## ENTRIES SUPPLIED

::::

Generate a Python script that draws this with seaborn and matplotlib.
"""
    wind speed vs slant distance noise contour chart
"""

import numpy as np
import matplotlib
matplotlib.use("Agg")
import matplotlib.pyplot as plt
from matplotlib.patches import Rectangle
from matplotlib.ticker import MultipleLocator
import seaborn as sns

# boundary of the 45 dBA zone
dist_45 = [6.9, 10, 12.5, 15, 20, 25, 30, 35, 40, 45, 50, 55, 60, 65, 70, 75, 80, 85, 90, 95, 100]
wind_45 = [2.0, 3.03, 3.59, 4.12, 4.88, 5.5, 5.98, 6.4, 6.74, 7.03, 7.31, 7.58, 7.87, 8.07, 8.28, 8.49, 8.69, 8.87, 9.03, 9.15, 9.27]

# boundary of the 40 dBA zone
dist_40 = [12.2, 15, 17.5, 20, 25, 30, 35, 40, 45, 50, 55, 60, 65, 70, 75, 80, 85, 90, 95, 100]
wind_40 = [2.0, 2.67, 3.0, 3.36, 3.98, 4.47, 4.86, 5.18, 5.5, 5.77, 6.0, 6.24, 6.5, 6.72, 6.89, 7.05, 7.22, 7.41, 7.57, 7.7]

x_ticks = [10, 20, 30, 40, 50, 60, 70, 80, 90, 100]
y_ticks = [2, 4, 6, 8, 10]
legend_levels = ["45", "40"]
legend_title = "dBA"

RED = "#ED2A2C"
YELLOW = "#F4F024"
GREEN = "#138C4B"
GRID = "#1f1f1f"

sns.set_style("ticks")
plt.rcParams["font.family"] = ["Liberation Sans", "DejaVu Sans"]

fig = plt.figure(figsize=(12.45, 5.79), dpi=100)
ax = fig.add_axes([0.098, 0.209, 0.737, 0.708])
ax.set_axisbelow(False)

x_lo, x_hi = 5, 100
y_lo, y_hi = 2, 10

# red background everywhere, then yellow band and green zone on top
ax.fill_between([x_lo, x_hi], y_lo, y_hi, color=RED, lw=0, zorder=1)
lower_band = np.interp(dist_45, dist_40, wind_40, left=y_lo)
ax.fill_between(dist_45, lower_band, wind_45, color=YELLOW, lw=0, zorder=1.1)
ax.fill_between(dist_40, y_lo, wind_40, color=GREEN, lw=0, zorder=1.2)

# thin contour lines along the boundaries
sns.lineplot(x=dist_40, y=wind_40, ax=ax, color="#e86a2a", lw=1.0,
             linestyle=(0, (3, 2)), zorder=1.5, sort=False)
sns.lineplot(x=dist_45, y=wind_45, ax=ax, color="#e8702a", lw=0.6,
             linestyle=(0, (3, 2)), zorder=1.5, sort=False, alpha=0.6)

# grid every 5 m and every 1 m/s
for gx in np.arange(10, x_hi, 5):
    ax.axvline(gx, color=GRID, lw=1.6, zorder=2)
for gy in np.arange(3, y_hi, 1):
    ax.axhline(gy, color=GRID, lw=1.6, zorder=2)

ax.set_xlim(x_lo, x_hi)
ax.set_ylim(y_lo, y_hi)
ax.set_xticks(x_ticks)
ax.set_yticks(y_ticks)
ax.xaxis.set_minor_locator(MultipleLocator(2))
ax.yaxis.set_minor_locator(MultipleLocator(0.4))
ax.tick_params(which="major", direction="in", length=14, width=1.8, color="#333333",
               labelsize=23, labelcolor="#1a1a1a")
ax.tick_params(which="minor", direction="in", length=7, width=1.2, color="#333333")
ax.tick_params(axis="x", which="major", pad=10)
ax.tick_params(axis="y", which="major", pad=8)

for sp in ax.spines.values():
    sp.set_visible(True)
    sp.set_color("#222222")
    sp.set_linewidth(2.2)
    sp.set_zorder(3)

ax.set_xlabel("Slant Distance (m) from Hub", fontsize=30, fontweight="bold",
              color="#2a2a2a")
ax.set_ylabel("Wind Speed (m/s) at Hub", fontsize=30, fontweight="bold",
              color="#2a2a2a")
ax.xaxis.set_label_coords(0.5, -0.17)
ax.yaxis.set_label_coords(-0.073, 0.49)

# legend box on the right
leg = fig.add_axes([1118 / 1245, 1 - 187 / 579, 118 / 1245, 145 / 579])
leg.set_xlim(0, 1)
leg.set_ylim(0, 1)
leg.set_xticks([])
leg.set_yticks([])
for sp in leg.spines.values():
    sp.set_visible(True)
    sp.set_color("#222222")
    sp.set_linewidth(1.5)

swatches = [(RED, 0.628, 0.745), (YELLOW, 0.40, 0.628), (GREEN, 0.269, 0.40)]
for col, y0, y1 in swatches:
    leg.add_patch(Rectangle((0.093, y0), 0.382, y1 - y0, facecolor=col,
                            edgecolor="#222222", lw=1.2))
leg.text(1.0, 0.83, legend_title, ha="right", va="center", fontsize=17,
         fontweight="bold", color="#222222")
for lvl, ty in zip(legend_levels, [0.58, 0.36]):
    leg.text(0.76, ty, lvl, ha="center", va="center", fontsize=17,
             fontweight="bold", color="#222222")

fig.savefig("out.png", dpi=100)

::::

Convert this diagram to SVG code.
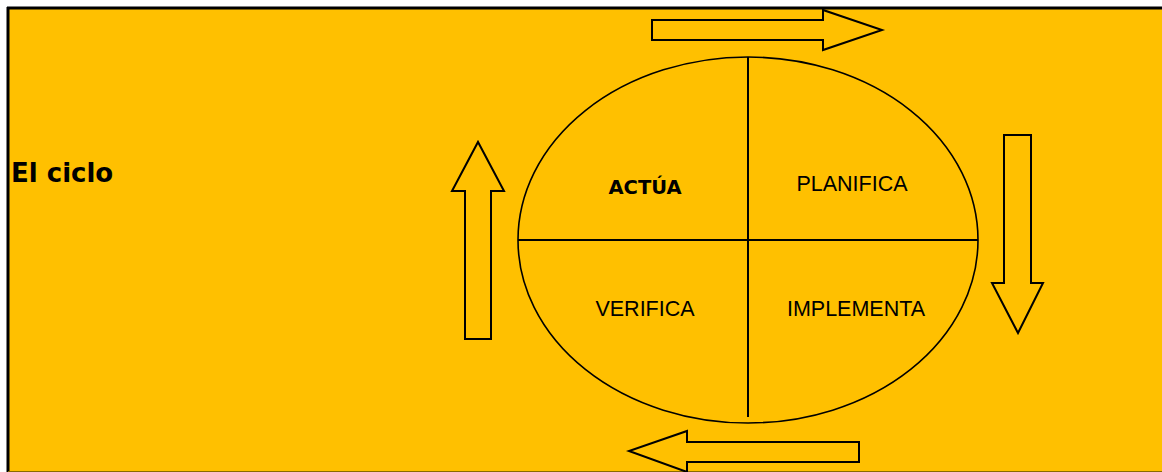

::::

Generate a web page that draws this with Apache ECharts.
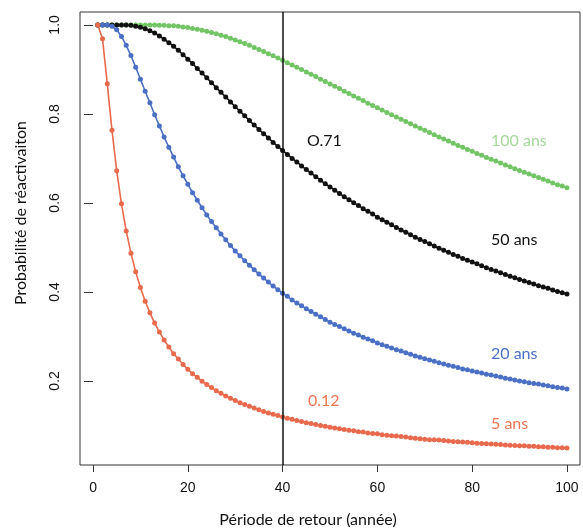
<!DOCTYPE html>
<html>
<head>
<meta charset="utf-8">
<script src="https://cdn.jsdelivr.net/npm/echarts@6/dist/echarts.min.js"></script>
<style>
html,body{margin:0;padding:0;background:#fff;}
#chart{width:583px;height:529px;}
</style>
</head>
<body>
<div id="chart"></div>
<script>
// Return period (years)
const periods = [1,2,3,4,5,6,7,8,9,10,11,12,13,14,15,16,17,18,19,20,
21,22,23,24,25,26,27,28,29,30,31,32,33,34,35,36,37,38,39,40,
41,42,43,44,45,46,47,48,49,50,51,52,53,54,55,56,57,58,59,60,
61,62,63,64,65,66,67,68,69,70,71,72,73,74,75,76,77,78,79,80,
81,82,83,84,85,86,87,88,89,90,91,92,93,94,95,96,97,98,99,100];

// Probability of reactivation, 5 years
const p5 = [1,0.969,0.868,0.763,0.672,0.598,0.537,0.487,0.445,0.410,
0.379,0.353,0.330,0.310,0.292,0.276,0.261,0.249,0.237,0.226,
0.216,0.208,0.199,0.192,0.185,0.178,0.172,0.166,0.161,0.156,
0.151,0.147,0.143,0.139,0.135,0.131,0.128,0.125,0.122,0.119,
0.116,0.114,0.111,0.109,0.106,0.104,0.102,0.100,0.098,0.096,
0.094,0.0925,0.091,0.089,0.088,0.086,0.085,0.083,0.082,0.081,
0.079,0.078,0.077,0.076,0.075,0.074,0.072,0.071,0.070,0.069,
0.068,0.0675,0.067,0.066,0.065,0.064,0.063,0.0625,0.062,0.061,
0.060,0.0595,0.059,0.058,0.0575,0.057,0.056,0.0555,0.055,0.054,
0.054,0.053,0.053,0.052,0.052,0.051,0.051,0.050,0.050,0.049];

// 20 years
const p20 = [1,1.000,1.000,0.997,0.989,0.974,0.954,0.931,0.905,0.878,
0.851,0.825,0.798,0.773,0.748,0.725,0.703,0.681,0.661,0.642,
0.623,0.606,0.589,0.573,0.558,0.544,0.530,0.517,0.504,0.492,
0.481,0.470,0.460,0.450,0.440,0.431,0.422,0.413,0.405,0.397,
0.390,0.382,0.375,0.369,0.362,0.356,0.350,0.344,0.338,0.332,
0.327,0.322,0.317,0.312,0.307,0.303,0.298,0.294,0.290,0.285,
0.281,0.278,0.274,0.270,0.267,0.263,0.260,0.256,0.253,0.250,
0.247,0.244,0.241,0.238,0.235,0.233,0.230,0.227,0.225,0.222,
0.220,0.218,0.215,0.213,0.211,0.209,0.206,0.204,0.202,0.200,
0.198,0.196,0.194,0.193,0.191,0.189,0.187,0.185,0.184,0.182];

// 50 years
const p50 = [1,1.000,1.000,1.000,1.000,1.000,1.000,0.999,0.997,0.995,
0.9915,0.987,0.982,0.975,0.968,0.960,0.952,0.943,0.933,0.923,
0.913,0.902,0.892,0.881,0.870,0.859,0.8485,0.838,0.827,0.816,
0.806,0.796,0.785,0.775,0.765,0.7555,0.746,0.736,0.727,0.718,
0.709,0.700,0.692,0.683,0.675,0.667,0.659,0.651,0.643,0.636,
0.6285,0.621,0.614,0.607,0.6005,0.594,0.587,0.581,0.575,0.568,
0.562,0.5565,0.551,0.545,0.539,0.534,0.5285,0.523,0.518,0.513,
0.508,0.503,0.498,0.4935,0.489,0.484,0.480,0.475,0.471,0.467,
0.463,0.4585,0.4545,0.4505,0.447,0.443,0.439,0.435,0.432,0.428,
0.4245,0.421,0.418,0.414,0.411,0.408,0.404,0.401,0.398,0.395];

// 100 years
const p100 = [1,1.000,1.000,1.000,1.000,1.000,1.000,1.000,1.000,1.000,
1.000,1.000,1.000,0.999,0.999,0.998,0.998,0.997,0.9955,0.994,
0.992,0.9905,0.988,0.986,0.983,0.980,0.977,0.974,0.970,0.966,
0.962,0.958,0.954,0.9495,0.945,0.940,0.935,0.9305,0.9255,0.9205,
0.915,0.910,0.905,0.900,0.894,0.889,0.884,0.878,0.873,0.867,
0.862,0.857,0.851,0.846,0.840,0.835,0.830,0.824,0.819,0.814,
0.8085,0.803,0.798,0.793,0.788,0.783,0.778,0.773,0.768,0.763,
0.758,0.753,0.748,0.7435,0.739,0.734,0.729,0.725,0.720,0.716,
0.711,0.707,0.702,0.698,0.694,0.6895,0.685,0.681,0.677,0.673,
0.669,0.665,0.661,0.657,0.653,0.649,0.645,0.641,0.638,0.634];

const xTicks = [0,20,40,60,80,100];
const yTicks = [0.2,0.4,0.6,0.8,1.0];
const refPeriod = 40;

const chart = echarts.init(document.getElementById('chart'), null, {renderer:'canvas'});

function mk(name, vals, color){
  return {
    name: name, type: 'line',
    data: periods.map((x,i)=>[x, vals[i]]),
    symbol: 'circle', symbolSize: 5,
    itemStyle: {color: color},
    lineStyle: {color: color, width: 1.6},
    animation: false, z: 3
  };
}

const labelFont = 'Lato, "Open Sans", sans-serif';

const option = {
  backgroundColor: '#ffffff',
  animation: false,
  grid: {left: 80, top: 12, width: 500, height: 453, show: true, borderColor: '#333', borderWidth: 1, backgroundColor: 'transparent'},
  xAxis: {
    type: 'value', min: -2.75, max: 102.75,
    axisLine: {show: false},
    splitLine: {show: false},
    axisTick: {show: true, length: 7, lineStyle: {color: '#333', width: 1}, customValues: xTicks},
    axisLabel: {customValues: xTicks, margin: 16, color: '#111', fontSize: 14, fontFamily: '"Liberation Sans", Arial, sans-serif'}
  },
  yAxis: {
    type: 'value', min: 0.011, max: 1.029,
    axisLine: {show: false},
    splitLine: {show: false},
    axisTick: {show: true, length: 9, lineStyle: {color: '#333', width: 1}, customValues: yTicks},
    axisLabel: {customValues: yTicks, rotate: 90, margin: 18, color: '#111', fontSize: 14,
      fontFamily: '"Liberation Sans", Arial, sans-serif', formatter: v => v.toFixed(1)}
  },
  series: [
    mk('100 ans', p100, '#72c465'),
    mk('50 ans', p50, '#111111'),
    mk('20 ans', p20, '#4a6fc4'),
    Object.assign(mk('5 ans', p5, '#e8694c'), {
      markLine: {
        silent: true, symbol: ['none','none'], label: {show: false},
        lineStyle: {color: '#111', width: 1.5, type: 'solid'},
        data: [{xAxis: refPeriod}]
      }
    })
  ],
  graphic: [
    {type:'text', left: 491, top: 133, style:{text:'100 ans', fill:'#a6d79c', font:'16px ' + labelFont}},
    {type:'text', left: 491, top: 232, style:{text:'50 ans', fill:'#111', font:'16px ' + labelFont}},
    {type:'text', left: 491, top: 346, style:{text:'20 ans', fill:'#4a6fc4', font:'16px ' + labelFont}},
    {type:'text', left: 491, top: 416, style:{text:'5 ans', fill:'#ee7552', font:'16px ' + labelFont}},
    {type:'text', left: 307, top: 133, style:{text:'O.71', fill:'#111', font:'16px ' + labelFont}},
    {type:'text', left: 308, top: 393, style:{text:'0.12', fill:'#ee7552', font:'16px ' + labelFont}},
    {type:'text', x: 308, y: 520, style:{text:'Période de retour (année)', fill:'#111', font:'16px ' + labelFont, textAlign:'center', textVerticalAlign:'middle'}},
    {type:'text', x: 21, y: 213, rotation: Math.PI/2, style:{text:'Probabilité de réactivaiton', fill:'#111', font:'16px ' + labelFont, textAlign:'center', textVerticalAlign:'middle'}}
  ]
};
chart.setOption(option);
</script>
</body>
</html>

::::

## DIRECTIVE
Reproduce exactly, and only, the lines from the one that contains "Generate a Python" down to the one that contains "color=GREEN, lw=0, zorder=1.2)", both ends included.

## WRITTEN ANSWER
Generate a Python script that draws this with seaborn and matplotlib.
"""
    wind speed vs slant distance noise contour chart
"""

import numpy as np
import matplotlib
matplotlib.use("Agg")
import matplotlib.pyplot as plt
from matplotlib.patches import Rectangle
from matplotlib.ticker import MultipleLocator
import seaborn as sns

# boundary of the 45 dBA zone
dist_45 = [6.9, 10, 12.5, 15, 20, 25, 30, 35, 40, 45, 50, 55, 60, 65, 70, 75, 80, 85, 90, 95, 100]
wind_45 = [2.0, 3.03, 3.59, 4.12, 4.88, 5.5, 5.98, 6.4, 6.74, 7.03, 7.31, 7.58, 7.87, 8.07, 8.28, 8.49, 8.69, 8.87, 9.03, 9.15, 9.27]

# boundary of the 40 dBA zone
dist_40 = [12.2, 15, 17.5, 20, 25, 30, 35, 40, 45, 50, 55, 60, 65, 70, 75, 80, 85, 90, 95, 100]
wind_40 = [2.0, 2.67, 3.0, 3.36, 3.98, 4.47, 4.86, 5.18, 5.5, 5.77, 6.0, 6.24, 6.5, 6.72, 6.89, 7.05, 7.22, 7.41, 7.57, 7.7]

x_ticks = [10, 20, 30, 40, 50, 60, 70, 80, 90, 100]
y_ticks = [2, 4, 6, 8, 10]
legend_levels = ["45", "40"]
legend_title = "dBA"

RED = "#ED2A2C"
YELLOW = "#F4F024"
GREEN = "#138C4B"
GRID = "#1f1f1f"

sns.set_style("ticks")
plt.rcParams["font.family"] = ["Liberation Sans", "DejaVu Sans"]

fig = plt.figure(figsize=(12.45, 5.79), dpi=100)
ax = fig.add_axes([0.098, 0.209, 0.737, 0.708])
ax.set_axisbelow(False)

x_lo, x_hi = 5, 100
y_lo, y_hi = 2, 10

# red background everywhere, then yellow band and green zone on top
ax.fill_between([x_lo, x_hi], y_lo, y_hi, color=RED, lw=0, zorder=1)
lower_band = np.interp(dist_45, dist_40, wind_40, left=y_lo)
ax.fill_between(dist_45, lower_band, wind_45, color=YELLOW, lw=0, zorder=1.1)
ax.fill_between(dist_40, y_lo, wind_40, color=GREEN, lw=0, zorder=1.2)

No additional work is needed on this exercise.